E per ricordarlo come si deve, prendo in prestito quello che scrisse sul Papero Giallo Stefano Bonilli per commentare il suo settantanovesimo compleanno che fu festeggiato al Teatro alla Scala. Così si capisce meglio chi era Marchesi. E su chi lo insulta che cada un gelido silenzio.
(Nella foto di apertura: Gualtiero Marchesi a destra, al centro Ermenegildo Muzzulini, allora chef della Pergola del Cavalieri Hilton, e a sinistra Michel Guerard, uno dei padri della nouvelle cuisine).
Compleanno dell’amico Gualtiero, di Stefano Bonilli
Papero Giallo – Marzo 2009
Il 19 marzo Gualtiero Marchesi compie 79 anni.
È stato il cuoco che ha cambiato lo stato delle cose nella cucina italiana.
Era il 1977 e apriva le porte in via Bonvesin de la Riva, traversa di Corso XXII Marzo, a Milano, il ristorante Gualtiero Marchesi, e da quel momento tanto la figura del cuoco che la cucina sono cambiate.
Primo ristorante italiano ad avere le tre stelle Michelin, nel 1985, primo cuoco italiano ad avere una fama internazionale, Marchesi cambia, come dicevamo, dalle fondamenta la figura del cuoco, fino a quel momento più una caricatura che una vera immagine.
Uomo colto, amante della musica, con una moglie concertista e un gran numero di artisti come amici, Marchesi porta in Italia la Nouvelle Cuisine ma ben presto sa adattarla ai gusti italiani.

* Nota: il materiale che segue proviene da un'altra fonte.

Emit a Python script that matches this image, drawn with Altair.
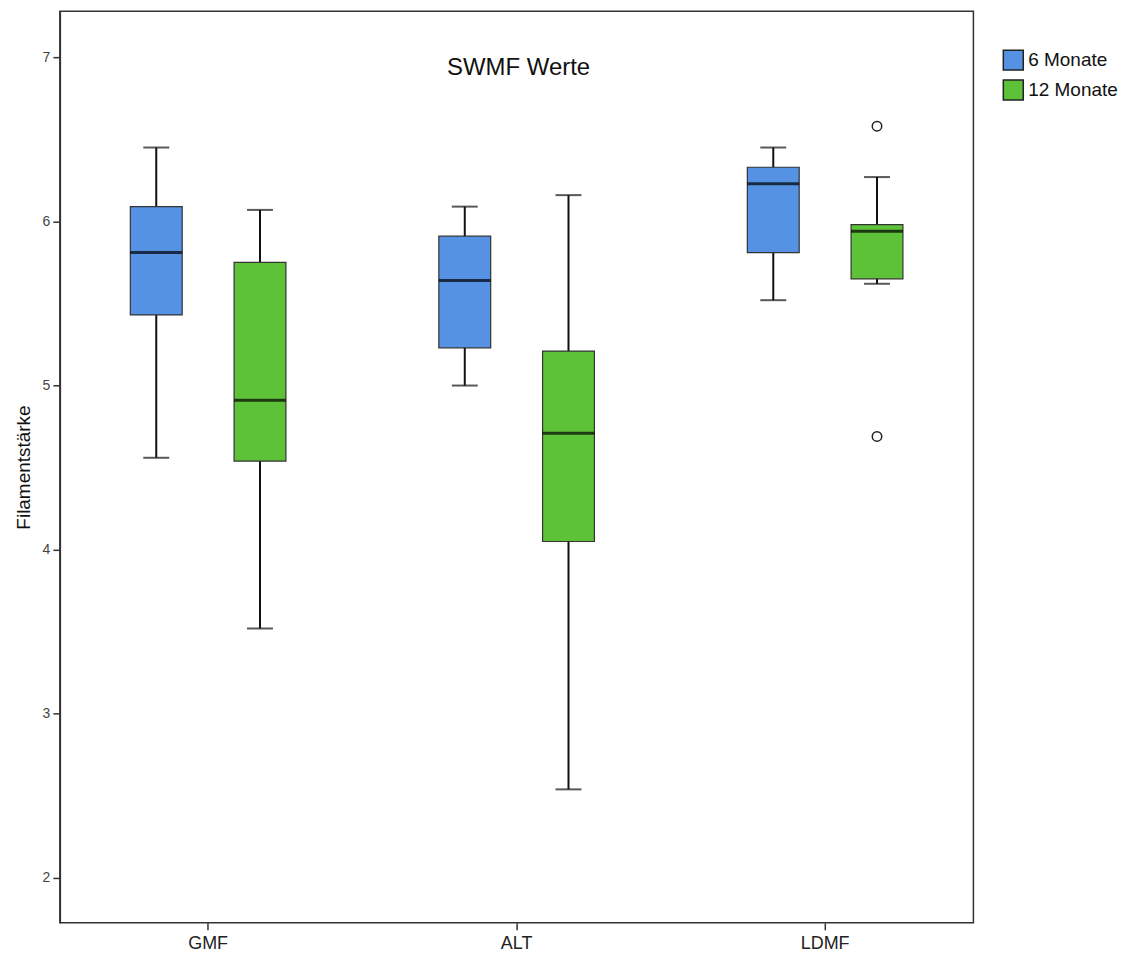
import altair as alt
import pandas as pd

categories = ["GMF", "ALT", "LDMF"]
series = ["6 Monate", "12 Monate"]

# per (category, series): whisker low, Q1, median, Q3, whisker high
cat_col    = ["GMF", "GMF", "ALT", "ALT", "LDMF", "LDMF"]
ser_col    = ["6 Monate", "12 Monate", "6 Monate", "12 Monate", "6 Monate", "12 Monate"]
whisk_low  = [4.56, 3.52, 5.00, 2.54, 5.52, 5.62]
q1         = [5.43, 4.54, 5.23, 4.05, 5.81, 5.65]
medians    = [5.81, 4.91, 5.64, 4.71, 6.23, 5.94]
q3         = [6.09, 5.75, 5.91, 5.21, 6.33, 5.98]
whisk_high = [6.45, 6.07, 6.09, 6.16, 6.45, 6.27]

out_cat = ["LDMF", "LDMF"]
out_ser = ["12 Monate", "12 Monate"]
out_val = [6.58, 4.69]

colors = ["#5592E3", "#5EC238"]

df = pd.DataFrame({
    "cat": cat_col, "ser": ser_col, "lo": whisk_low, "q1": q1,
    "med": medians, "q3": q3, "hi": whisk_high,
})
dfo = pd.DataFrame({"cat": out_cat, "ser": out_ser, "val": out_val})

FONT = "Liberation Sans"

x_enc = alt.X("cat:N", sort=categories,
              scale=alt.Scale(domain=categories, paddingInner=0, paddingOuter=0,
                              range=[-6, 922]),
              axis=alt.Axis(title=None, labelAngle=0, tickSize=7, labelFontSize=18,
                            labelColor="#222", labelFont=FONT, labelPadding=5,
                            domain=False, tickColor="#333", tickWidth=1.5))
xo_enc = alt.XOffset("ser:N", sort=series,
                     scale=alt.Scale(domain=series, paddingInner=0, paddingOuter=0.487))
y_scale = alt.Scale(domain=[1.727, 7.28], nice=False, zero=False)
y_axis = alt.Axis(title="Filamentstärke", values=[2, 3, 4, 5, 6, 7], grid=False,
                  tickSize=7, labelFontSize=14, labelColor="#444", labelFont=FONT,
                  labelPadding=3,
                  titleFont=FONT, titleFontSize=19, titleFontWeight="normal",
                  titleColor="#111", titlePadding=9, domainColor="#333",
                  tickColor="#333", domainWidth=1.5, tickWidth=1.5)

base = alt.Chart(df)

whisk = base.mark_rule(color="#111", strokeWidth=2).encode(
    x=x_enc, xOffset=xo_enc,
    y=alt.Y("lo:Q", scale=y_scale, axis=y_axis), y2="hi:Q")

caps_lo = base.mark_tick(color="#111", size=26, thickness=2, orient="horizontal").encode(
    x=x_enc, xOffset=xo_enc, y=alt.Y("lo:Q", scale=y_scale, axis=y_axis))
caps_hi = base.mark_tick(color="#111", size=26, thickness=2, orient="horizontal").encode(
    x=x_enc, xOffset=xo_enc, y=alt.Y("hi:Q", scale=y_scale, axis=y_axis))

boxes = base.mark_bar(size=52, stroke="#333", strokeWidth=1.2).encode(
    x=x_enc, xOffset=xo_enc,
    y=alt.Y("q1:Q", scale=y_scale, axis=y_axis), y2="q3:Q",
    color=alt.Color("ser:N", sort=series,
                    scale=alt.Scale(domain=series, range=colors),
                    legend=alt.Legend(title=None, orient="none", legendX=945, legendY=38,
                                      symbolType="square", symbolSize=400,
                                      symbolStrokeColor="#222", symbolStrokeWidth=1.5,
                                      labelFontSize=19, labelFont=FONT, labelColor="#111",
                                      labelOffset=4, rowPadding=4)))

med = base.mark_tick(color="black", size=52, thickness=3, orient="horizontal").encode(
    x=x_enc, xOffset=xo_enc, y=alt.Y("med:Q", scale=y_scale, axis=y_axis))

outl = alt.Chart(dfo).mark_point(shape="circle", size=90, filled=False, color="#222",
                                 strokeWidth=1.5, opacity=1).encode(
    x=x_enc, xOffset=xo_enc, y=alt.Y("val:Q", scale=y_scale, axis=y_axis))

title = alt.Chart(pd.DataFrame({"t": ["SWMF Werte"]})).mark_text(
    font=FONT, fontSize=24, color="#111", align="center", baseline="alphabetic").encode(
    x=alt.value(460), y=alt.value(64), text="t:N")

chart = alt.layer(whisk, caps_lo, caps_hi, boxes, med, outl, title).properties(
    width=916, height=914,
    autosize=alt.AutoSizeParams(type="none"),
    padding={"left": 52, "top": 2, "right": 150, "bottom": 40},
).configure(background="white").configure_view(stroke="#333", strokeWidth=1.5)

chart.save("out.html", embed_options={"renderer": "svg", "actions": False})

Però la sua attività non è facile perché la grande borghesia milanese, che alla Trattoria del Mercato, il locale di famiglia, affollava i tavoli, nella sua nuova esperienza in Bonvesin lo molla.
Tra alterne vicende e lasciando nel frattempo una profonda traccia con la sua nuova cucina, ne sono esempio il Raviolo aperto e il Riso e oro, due piatti simbolo di quel periodo, nell’immaginario e nei palati del pubblico, Marchesi attraversa tutti gli anni Ottanta a Milano tra alterne vicende aziendali poi, nel 1993, chiude l’esperienza cittadina e si trasferisce a Erbusco, all’Albereta, dove il ristorante Gualtiero Marchesi è ancora aperto.
Amato e detestato, con un caratteraccio niente male, Marchesi è ancora oggi un simbolo della cucina intelligente e di qualità.
Hanno lavorato con lui tra gli altri Oldani, Cracco, Berton, Crippa, Lopriore e si può dire che la sua è stata una vera scuola che ha formato decine di giovani cuochi.
Il suo pensiero può essere riassunto in queste parole:
“Il giornalista gastronomo francese, conosciuto con il nome di Curnonsky, scrisse che bisogna dare ai cibi il sapore che hanno. Ed è questo il principio che guida la mia cucina. Sgravare un soffritto, eliminare le pesanti besciamelle che nascondono, seppellendolo, un cibo non significa forse “portare alla luce” il suo “vero” gusto liberandolo da strati di consuetudini gastronomiche errate accumulatesi nel tempo?“
Questa non è una biografia, non vuol essere una ricostruzione di una carriera ma solo un omaggio a un caro amico con il quale molto ho discusso ma che ammiro molto.
3 commenti
Forse troppo poco per il gigante che è stato Marchesi.
Gualtiero Marchesi e’ stato, per quanto conosco, il Signore della cucina. non scordero’ mai quando, appena iniziata l’avventura del vino, mi chiamo’ al telefono dicendomi che aveva saputo che favevo buon vino e d’inviarli qualche bottiglia per metterla in carta, meno male che ero seduto !
Grazie Signor Gualtiero per aver creduto un me, Erik
Ottimo commento al ricordo di Gualtiero Marchesi.
Come sempre misurato , sincero, corretto.